NEW YORK, NY.- Kasher|Potamkin presents Tim Hailand: New Gold Dream, the artists first solo exhibition in New York in over a decade. On view will be Hailands latest series of photographs of performers, artists and gymnasts printed directly on toile de Jouy fabric. Each piece is unique and will be mounted over a large-scale installation of the same toile de Jouy fabric found in the works, thereby creating an environment that references the French countryside room which inspired the series. The majority of images were shot in either France or Hollywood.
New Gold Dream refers to the title of a 1982 Simple Minds album that inspires and reverberates with the same stirring, romantic mood of Hailands work. Creating unexpected juxtapositions, Hailand engages in a dynamic that ultimately abstracts his portraits into something entirely new. Rarely using professional models, Hailand says, I like to photograph people who have become the way they look because of what they do. Form following function. The process of what they do is in their being."
Hailand disrupts the naturalism of his portraiture by printing his photographs onto an existing patterned fabric, which he considers a ready-made. His subjects become inscribed with the pattern of the fabric and in some, he incorporates subjects who are already heavily tattooed themselves. Contemporary photographic imagery intrudes on images of 18th century pastoral life: Butterflies, classical ruins, a couple strolling, or stepping off a boat. By integrating another artisans design with his own images, Hailand embarks on a collaboration that seeks not perfection but rather a beauty in the possibilities of chance.
Hailand is interested in performance on stage, as well as how one constructs and performs their own identity. He explores representations of both real and fake identities: A performance artist, a wax figurine, a classical statue, or tattoo parlor. In this work, Hailand seeks the points where identities overlap or sometimes fade into memory. He includes for instance a series of self-portraits created in Room 16 of L'Hotel in Paris, the room in which Oscar Wilde died in 1900.
Hailands passion for printing on patterned fabric began while doing an artists residency at Claude Monets former home and gardens in Giverny, France. His bedroom, covered in a classic provincial red on white toile de Jouy wallpaper, ignited his love of the pattern. He allowed himself to engage solely in the process, and this body of work was born. To Hailand, the highly stylized environments found on the fabric mimic the idealized selves that his subjects seek to portray in his photographs.

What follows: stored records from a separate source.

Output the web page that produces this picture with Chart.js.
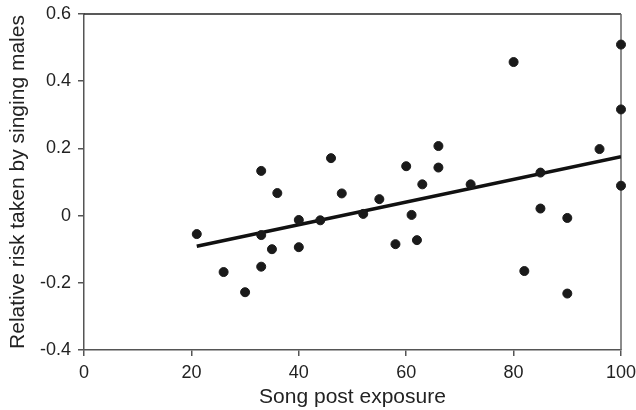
<!DOCTYPE html>
<html>
<head>
<meta charset="utf-8">
<script src="https://cdn.jsdelivr.net/npm/chart.js@4.4.1/dist/chart.umd.min.js"></script>
<style>
  body { margin: 0; background: #fff; }
  #wrap { width: 636px; height: 410px; }
</style>
</head>
<body>
<div id="wrap"><canvas id="riskChart"></canvas></div>
<script>
// Song post exposure (%) for each male
const exposure = [21, 26, 30, 33, 33, 33, 35, 36, 40, 40, 44, 46, 48, 52, 55, 58, 60, 61, 62, 63,
  66, 66, 72, 80, 82, 85, 85, 90, 90, 96, 100, 100, 100];
// Relative risk taken by singing males
const risk = [-0.055, -0.168, -0.228, 0.133, -0.058, -0.152, -0.1, 0.067, -0.013, -0.094, -0.014, 0.171,
  0.066, 0.005, 0.049, -0.085, 0.147, 0.002, -0.073, 0.093, 0.207, 0.143, 0.093, 0.457, -0.165, 0.128,
  0.021, -0.007, -0.232, 0.198, 0.509, 0.316, 0.089];
// regression line end points
const fitX = [21, 100];
const fitY = [-0.091, 0.175];

const xTicks = [0, 20, 40, 60, 80, 100];
const yTicks = [-0.4, -0.2, 0, 0.2, 0.4, 0.6];

const points = exposure.map((x, i) => ({ x: x, y: risk[i] }));
const fitLine = fitX.map((x, i) => ({ x: x, y: fitY[i] }));

// draws the top and right sides of the box
const frameBox = {
  id: 'frameBox',
  beforeDatasetsDraw(chart) {
    const { ctx, chartArea: a } = chart;
    ctx.save();
    ctx.lineWidth = 1.5;
    ctx.strokeStyle = '#222';
    ctx.beginPath();
    ctx.moveTo(a.left, a.top);
    ctx.lineTo(a.right, a.top);
    ctx.stroke();
    ctx.strokeStyle = '#666';
    ctx.beginPath();
    ctx.moveTo(a.right, a.top);
    ctx.lineTo(a.right, a.bottom);
    ctx.stroke();
    ctx.restore();
  }
};

const ctx = document.getElementById('riskChart').getContext('2d');
const chart = new Chart(ctx, {
  type: 'scatter',
  data: {
    datasets: [
      {
        data: points,
        backgroundColor: '#1a1a1a',
        borderColor: '#1a1a1a',
        pointRadius: 4.5,
        pointHoverRadius: 4.5,
        clip: false
      },
      {
        type: 'line',
        data: fitLine,
        borderColor: '#111',
        borderWidth: 3.5,
        pointRadius: 0,
        fill: false
      }
    ]
  },
  options: {
    responsive: true,
    maintainAspectRatio: false,
    animation: false,
    layout: { padding: { top: 14, right: 15, left: 0, bottom: 0 } },
    plugins: { legend: { display: false }, tooltip: { enabled: false } },
    scales: {
      x: {
        type: 'linear',
        min: 0,
        max: 100,
        afterBuildTicks: (scale) => { scale.ticks = xTicks.map(v => ({ value: v })); },
        afterFit: (scale) => { scale.height = 60; scale.paddingLeft = 0; scale.paddingRight = 0; },
        grid: { drawOnChartArea: false, drawTicks: true, tickLength: 6, color: '#555', lineWidth: 1.5 },
        border: { display: true, color: '#555', width: 1.5 },
        ticks: { color: '#222', padding: 6, font: { family: 'Liberation Sans, Arial', size: 18 } },
        title: {
          display: true,
          text: 'Song post exposure',
          color: '#222',
          padding: { top: 0, bottom: 0 },
          font: { family: 'Liberation Sans, Arial', size: 21 }
        }
      },
      y: {
        type: 'linear',
        min: -0.4,
        max: 0.6,
        afterBuildTicks: (scale) => { scale.ticks = yTicks.map(v => ({ value: v })); },
        afterFit: (scale) => { scale.width = 84; scale.paddingTop = 0; scale.paddingBottom = 0; },
        grid: { drawOnChartArea: false, drawTicks: true, tickLength: 6, color: '#555', lineWidth: 1.5 },
        border: { display: true, color: '#555', width: 1.5 },
        ticks: {
          color: '#222',
          padding: 7,
          font: { family: 'Liberation Sans, Arial', size: 18 },
          callback: (v) => String(Number(v.toFixed(1)))
        },
        title: {
          display: true,
          text: 'Relative risk taken by singing males',
          color: '#222',
          padding: { top: 6, bottom: 0 },
          font: { family: 'Liberation Sans, Arial', size: 21 }
        }
      }
    }
  },
  plugins: [frameBox]
});
</script>
</body>
</html>
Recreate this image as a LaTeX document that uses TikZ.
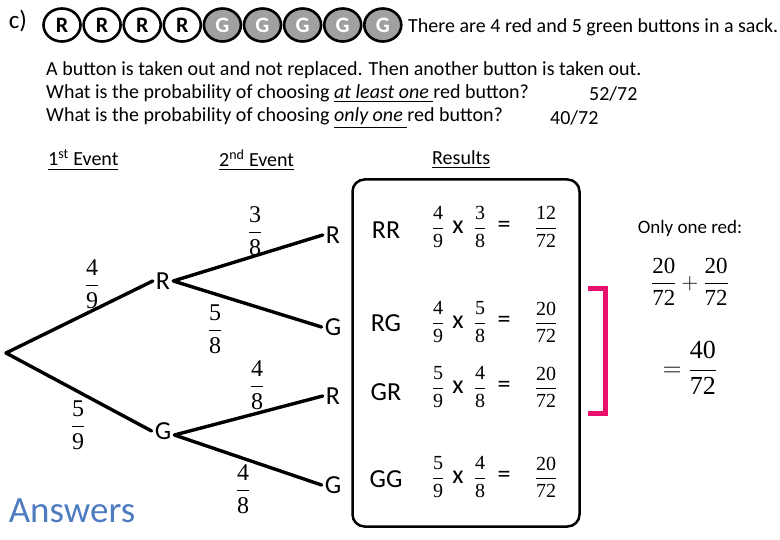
\RequirePackage{fix-cm}
\documentclass[tikz,border=0pt]{standalone}
\usepackage{amsmath}
\usepackage{fontspec}
\setmainfont{Carlito}
\newfontfamily\digfont{Liberation Serif}
\usetikzlibrary{shapes.geometric}
\definecolor{pinkbr}{HTML}{E8106A}
\definecolor{ansblue}{HTML}{4F7CC0}
\definecolor{btngray}{HTML}{A0A0A0}
\newcommand{\fr}[2]{\dfrac{\text{\digfont #1}}{\text{\digfont #2}}}
\begin{document}
\begin{tikzpicture}[x=1pt,y=-1pt,
  btn/.style={ellipse,draw=black,line width=2.6pt,minimum width=37pt,minimum height=33pt,inner sep=0pt,font=\fontsize{22}{22}\selectfont\bfseries},
  rbtn/.style={btn,fill=white},
  gbtn/.style={btn,fill=btngray,text=white},
  txt/.style={anchor=west,inner sep=0pt,font=\fontsize{20}{24}\selectfont},
  lbl/.style={inner sep=3pt,font=\fontsize{26}{26}\selectfont},
  tfrac/.style={inner sep=0pt,font=\fontsize{24}{24}\selectfont},
  rfrac/.style={inner sep=0pt,font=\fontsize{20}{20}\selectfont},
  rtxt/.style={inner sep=0pt,font=\fontsize{26}{26}\selectfont},
  branch/.style={line width=3.4pt,line cap=round}
]
\useasboundingbox (0,0) rectangle (780,540);

% buttons
\node[inner sep=0pt,font=\fontsize{25}{25}\selectfont] (c) at (18,21) {c)};
\foreach \i/\t/\s in {0/R/rbtn,1/R/rbtn,2/R/rbtn,3/R/rbtn,4/G/gbtn,5/G/gbtn,6/G/gbtn,7/G/gbtn,8/G/gbtn}{
  \node[\s] (b\i) at ({62+40.1*\i},25) {\t};
}
\node[txt] (t0) at (408,27) {There are 4 red and 5 green buttons in a sack.};

\node[txt] (t1) at (46,70) {A button is taken out and not replaced. Then another button is taken out.};
\node[txt] (t2) at (46,94) {What is the probability of choosing \underline{\textit{at least one }}red button?};
\node[txt] (t2a) at (589,94) {52/72};
\node[txt] (t3) at (46,118) {What is the probability of choosing \underline{\textit{only one }}red button?};
\node[txt] (t3a) at (550,118) {40/72};

\node[txt] (h1) at (48,160) {\underline{1\textsuperscript{st} Event}};
\node[txt] (h2) at (219,160) {\underline{2\textsuperscript{nd} Event}};
\node[txt] (h3) at (432,160) {\underline{Results}};

% tree
\coordinate (root) at (6,353);
\node[lbl] (r1) at (163,281) {R};
\node[lbl] (g1) at (163,431) {G};
\node[lbl] (rr) at (333,235) {R};
\node[lbl] (rg) at (333,327) {G};
\node[lbl] (gr) at (333,396) {R};
\node[lbl] (gg) at (333,485) {G};
\draw[branch] (root) -- (r1.west);
\draw[branch] (root) -- (g1.west);
\draw[branch] (r1.east) -- (rr.west);
\draw[branch] (r1.east) -- (rg.west);
\draw[branch] ([yshift=-4pt]g1.east) -- (gr.west);
\draw[branch] ([yshift=-4pt]g1.east) -- (gg.west);

\node[tfrac] (f1) at (92,284) {$\fr{4}{9}$};
\node[tfrac] (f2) at (78,425) {$\fr{5}{9}$};
\node[tfrac] (f3) at (255,231) {$\fr{3}{8}$};
\node[tfrac] (f4) at (215,329) {$\fr{5}{8}$};
\node[tfrac] (f5) at (257,385) {$\fr{4}{8}$};
\node[tfrac] (f6) at (243,489) {$\fr{4}{8}$};

\node[inner sep=0pt,text=ansblue,font=\fontsize{37}{37}\selectfont] (ans) at (72,511) {Answers};

% results box
\node[draw,line width=2.5pt,rounded corners=12pt,minimum width=227pt,minimum height=347pt,inner sep=0pt] (box) at (466,353) {};

\foreach \n/\lab/\a/\b/\c/\d/\res/\y/\ly in {1/RR/4/9/3/8/12/227/230, 2/RG/4/9/5/8/20/322/323, 3/GR/5/9/4/8/20/387/392, 4/GG/5/9/4/8/20/477/479}{
  \node[rtxt] (l\n) at (386,\ly) {\lab};
  \node[rfrac] (pa\n) at (438,\y) {$\fr{\a}{\b}$};
  \node[rtxt] (x\n) at (458,\y) {x};
  \node[rfrac] (pb\n) at (480,\y) {$\fr{\c}{\d}$};
  \node[rtxt] (e\n) at (504,\y) {=};
  \node[rfrac] (p\n) at (546,\y) {$\fr{\res}{72}$};
}

% bracket
\draw[pinkbr,line width=5pt,line join=miter] (588,289) -- (605,289) -- (605,413) -- (588,413);

% only one red
\node[inner sep=0pt,font=\fontsize{19}{19}\selectfont] (o1) at (690,228) {Only one red:};
\node[inner sep=0pt,font=\fontsize{23}{23}\selectfont] (o2) at (690,282) {$\fr{20}{72}+\fr{20}{72}$};
\node[inner sep=0pt,font=\fontsize{26}{26}\selectfont] (o3) at (690,368) {$=\fr{40}{72}$};
\end{tikzpicture}
\end{document}
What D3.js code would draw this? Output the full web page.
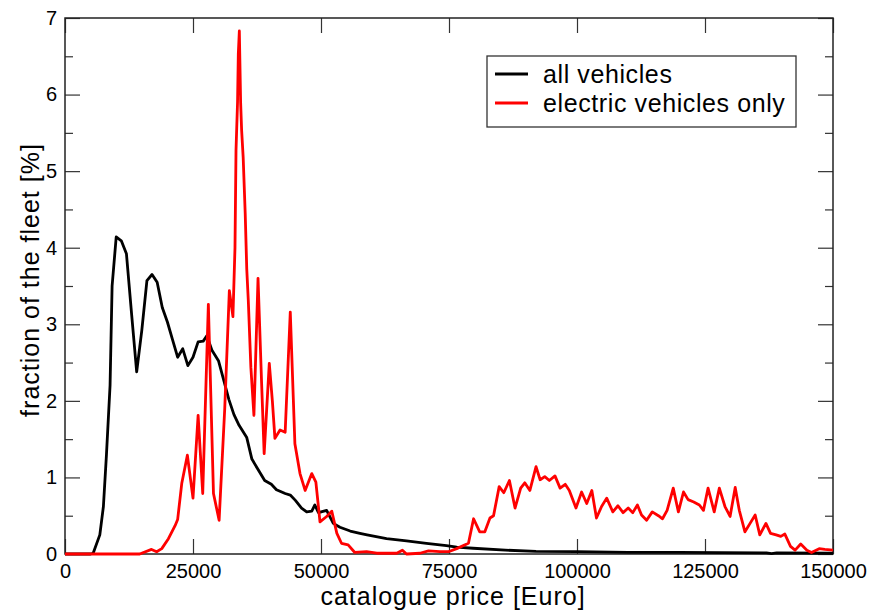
<!DOCTYPE html>
<html>
<head>
<meta charset="utf-8">
<script src="https://cdn.jsdelivr.net/npm/d3@7"></script>
<style>
  body { margin: 0; background: #fff; }
  text { font-family: "Liberation Sans", Arial, Helvetica, sans-serif; }
</style>
</head>
<body>
<div id="chart-area"></div>
<script>
// catalogue price [Euro] vs fraction of the fleet [%]
var allPrice = [0, 5000, 5500, 6800, 7500, 8100, 8800, 9200, 10000, 11000, 12000, 13000, 14000, 15000,
    16000, 17000, 18000, 19000, 20000, 21000, 22000, 23000, 24000, 25000, 26000, 27000, 27700, 28700,
    30000, 31000, 32000, 33000, 34000, 35500, 36500, 38000, 39000, 40300, 41300, 43000, 44000, 45000,
    46200, 47200, 48200, 48800, 49500, 51100, 52400, 53700, 55700, 57600, 59000, 62800, 66700, 70600,
    74500, 76500, 79700, 86000, 92000, 100000, 110000, 120000, 137000, 138000, 139000, 150000];
var allFrac = [0, 0, 0.01, 0.25, 0.62, 1.3, 2.2, 3.5, 4.14, 4.09, 3.92, 3.14, 2.38, 2.92,
    3.57, 3.65, 3.55, 3.22, 3.03, 2.8, 2.57, 2.68, 2.46, 2.57, 2.77, 2.78, 2.85, 2.66,
    2.52, 2.27, 2.02, 1.82, 1.68, 1.52, 1.24, 1.07, 0.96, 0.91, 0.84, 0.79, 0.77, 0.7,
    0.6, 0.55, 0.56, 0.64, 0.54, 0.57, 0.4, 0.35, 0.3, 0.27, 0.25, 0.2, 0.17, 0.14,
    0.11, 0.09, 0.075, 0.05, 0.035, 0.03, 0.02, 0.02, 0.015, 0.005, 0.015, 0.01];

var evPrice = [0, 14600, 16900, 17900, 18900, 20200, 21500, 22000, 22800, 23900, 25000, 26000, 26900,
    28000, 29000, 30100, 31200, 32100, 32800, 33200, 33400, 33700, 33850, 34050, 34300, 34500, 34800,
    35200, 35500, 35800, 36300, 36900, 37700, 38400, 38900, 39900, 40500, 41000, 42000, 43000, 44000,
    44900, 45900, 46900, 48200, 49000, 49800, 51100, 52100, 53100, 54000, 55300, 56600, 58900, 60900,
    64800, 65900, 66700, 69300, 71000, 73200, 74900, 76500, 78800, 79800, 81000, 82000, 83000, 83700,
    84800, 85700, 86800, 87900, 89000, 89800, 90800, 92000, 92800, 93700, 94600, 95700, 96700, 97700,
    98500, 99800, 100900, 101900, 102900, 103800, 104800, 105800, 107000, 108000, 109000, 110000,
    110900, 111800, 112600, 113600, 114700, 115900, 116700, 117600, 118800, 119800, 120800, 121700,
    122800, 123900, 124700, 125600, 126800, 127800, 128900, 129900, 130900, 131700, 132800, 133800,
    134800, 135700, 136900, 137800, 138900, 139800, 140600, 141700, 142600, 143700, 144900, 145800,
    147300, 148400, 150000];
var evFrac = [0, 0, 0.06, 0.03, 0.07, 0.2, 0.37, 0.45, 0.92, 1.29, 0.73, 1.81, 0.79,
    3.26, 0.79, 0.44, 1.9, 3.44, 3.1, 4.0, 5.27, 5.9, 6.53, 6.83, 5.9, 5.53, 5.18,
    4.44, 3.72, 3.31, 2.44, 1.81, 3.6, 2.23, 1.31, 2.49, 2.0, 1.51, 1.62, 1.59, 3.16,
    1.44, 1.05, 0.83, 1.05, 0.94, 0.42, 0.49, 0.56, 0.27, 0.14, 0.12, 0.02, 0.03, 0.01,
    0.01, 0.05, 0.0, 0.01, 0.04, 0.03, 0.03, 0.07, 0.14, 0.46, 0.29, 0.29, 0.47, 0.5,
    0.88, 0.8, 0.96, 0.6, 0.86, 0.93, 0.83, 1.14, 0.97, 1.01, 0.96, 1.02, 0.86, 0.91,
    0.83, 0.6, 0.81, 0.66, 0.83, 0.47, 0.62, 0.73, 0.55, 0.63, 0.54, 0.6,
    0.54, 0.64, 0.51, 0.44, 0.55, 0.5, 0.46, 0.57, 0.86, 0.55, 0.81, 0.71,
    0.68, 0.64, 0.57, 0.86, 0.55, 0.86, 0.62, 0.49, 0.87, 0.57, 0.29, 0.4,
    0.51, 0.25, 0.4, 0.27, 0.25, 0.23, 0.26, 0.1, 0.05, 0.13, 0.05, 0.02,
    0.07, 0.06, 0.05];

var xTicks = [0, 25000, 50000, 75000, 100000, 125000, 150000];
var yTicks = [0, 1, 2, 3, 4, 5, 6, 7];
var yMinor = [0.5, 1.5, 2.5, 3.5, 4.5, 5.5, 6.5];

var seriesNames = ["all vehicles", "electric vehicles only"];
var seriesColors = ["#000000", "#ff0000"];

var margin = { left: 65, right: 40, top: 18, bottom: 58 },
    width = 873 - margin.left - margin.right,
    height = 612 - margin.top - margin.bottom;

var svg = d3.select("#chart-area").append("svg")
    .attr("width", width + margin.left + margin.right)
    .attr("height", height + margin.top + margin.bottom);

var g = svg.append("g")
    .attr("transform", "translate(" + margin.left + "," + margin.top + ")");

// Scales
var x = d3.scaleLinear().domain([0, 150000]).range([0, width]);
var y = d3.scaleLinear().domain([0, 7]).range([height, 0]);

var fontFam = '"Liberation Sans", Arial, Helvetica, sans-serif';

function styleAxis(sel) {
    sel.select(".domain").remove();
    sel.selectAll("line").attr("stroke", "#333").attr("stroke-width", 1.2);
    sel.selectAll("text").attr("fill", "#000");
    sel.attr("font-size", 20).attr("font-family", fontFam);
}

// Axes (ticks point inward, mirrored on top/right)
g.append("g")
    .attr("transform", "translate(0," + height + ")")
    .call(d3.axisBottom(x).tickValues(xTicks).tickSize(-15).tickPadding(10).tickFormat(d3.format("d")))
    .call(styleAxis);
g.append("g")
    .call(d3.axisTop(x).tickValues(xTicks).tickSize(-15).tickFormat(""))
    .call(styleAxis);
g.append("g")
    .call(d3.axisLeft(y).tickValues(yTicks).tickSize(-15).tickPadding(8).tickFormat(d3.format("d")))
    .call(styleAxis);
g.append("g")
    .call(d3.axisLeft(y).tickValues(yMinor).tickSize(-8).tickFormat(""))
    .call(styleAxis);
g.append("g")
    .attr("transform", "translate(" + width + ",0)")
    .call(d3.axisRight(y).tickValues(yTicks).tickSize(-15).tickFormat(""))
    .call(styleAxis);
g.append("g")
    .attr("transform", "translate(" + width + ",0)")
    .call(d3.axisRight(y).tickValues(yMinor).tickSize(-8).tickFormat(""))
    .call(styleAxis);

// Frame
g.append("rect")
    .attr("width", width)
    .attr("height", height)
    .attr("fill", "none")
    .attr("stroke", "#222")
    .attr("stroke-width", 1.5);

// Lines
var line = d3.line()
    .x(function(d) { return x(d[0]); })
    .y(function(d) { return y(d[1]); });

var series = [
    d3.zip(allPrice, allFrac),
    d3.zip(evPrice, evFrac)
];

series.forEach(function(s, i) {
    g.append("path")
        .attr("fill", "none")
        .attr("stroke", seriesColors[i])
        .attr("stroke-width", 2.8)
        .attr("stroke-linejoin", "round")
        .attr("d", line(s));
});

// Axis titles
svg.append("text")
    .attr("x", margin.left + width / 2 + 4)
    .attr("y", 605)
    .attr("text-anchor", "middle")
    .attr("font-size", 25)
    .attr("letter-spacing", 1)
    .text("catalogue price [Euro]");

svg.append("text")
    .attr("transform", "translate(39,280) rotate(-90)")
    .attr("text-anchor", "middle")
    .attr("font-size", 25)
    .attr("letter-spacing", 1)
    .text("fraction of the fleet [%]");

// Legend
var legend = svg.append("g");
legend.append("rect")
    .attr("x", 487).attr("y", 56)
    .attr("width", 309).attr("height", 71)
    .attr("fill", "#fff")
    .attr("stroke", "#333")
    .attr("stroke-width", 1.3);

seriesNames.forEach(function(name, i) {
    var ly = 74 + i * 29;
    legend.append("line")
        .attr("x1", 495).attr("x2", 528)
        .attr("y1", ly).attr("y2", ly)
        .attr("stroke", seriesColors[i])
        .attr("stroke-width", 2.8);
    legend.append("text")
        .attr("x", 543).attr("y", ly + 9)
        .attr("font-size", 25)
        .attr("letter-spacing", 0.6)
        .text(name);
});
</script>
</body>
</html>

Tim Hailand was born in Buffalo, New York in 1965. He has exhibited internationally, including solo shows at Claudia Gian Ferrari, Milano, Italy; Baldwin Gallery, Aspen, CO; CRG Gallery, New York, NY; Untitled Projects, Berlin, Germany; and Rhona Hoffman Gallery, Chicago, IL. In 2012 he was awarded The Claude Monet Giverny / Versailles residency in Giverny, and in 2013 The Robert Rauschenberg Studio program in Captiva Island. In 2014 he became an Artist in Residence at The Center for Art and Performance UCLA. He has collaborated on a series of photo books with, amongst others, Robert Wilson, Marina Abramovic, and Rufus Wainwright. Hailand currently lives and works in Los Angeles.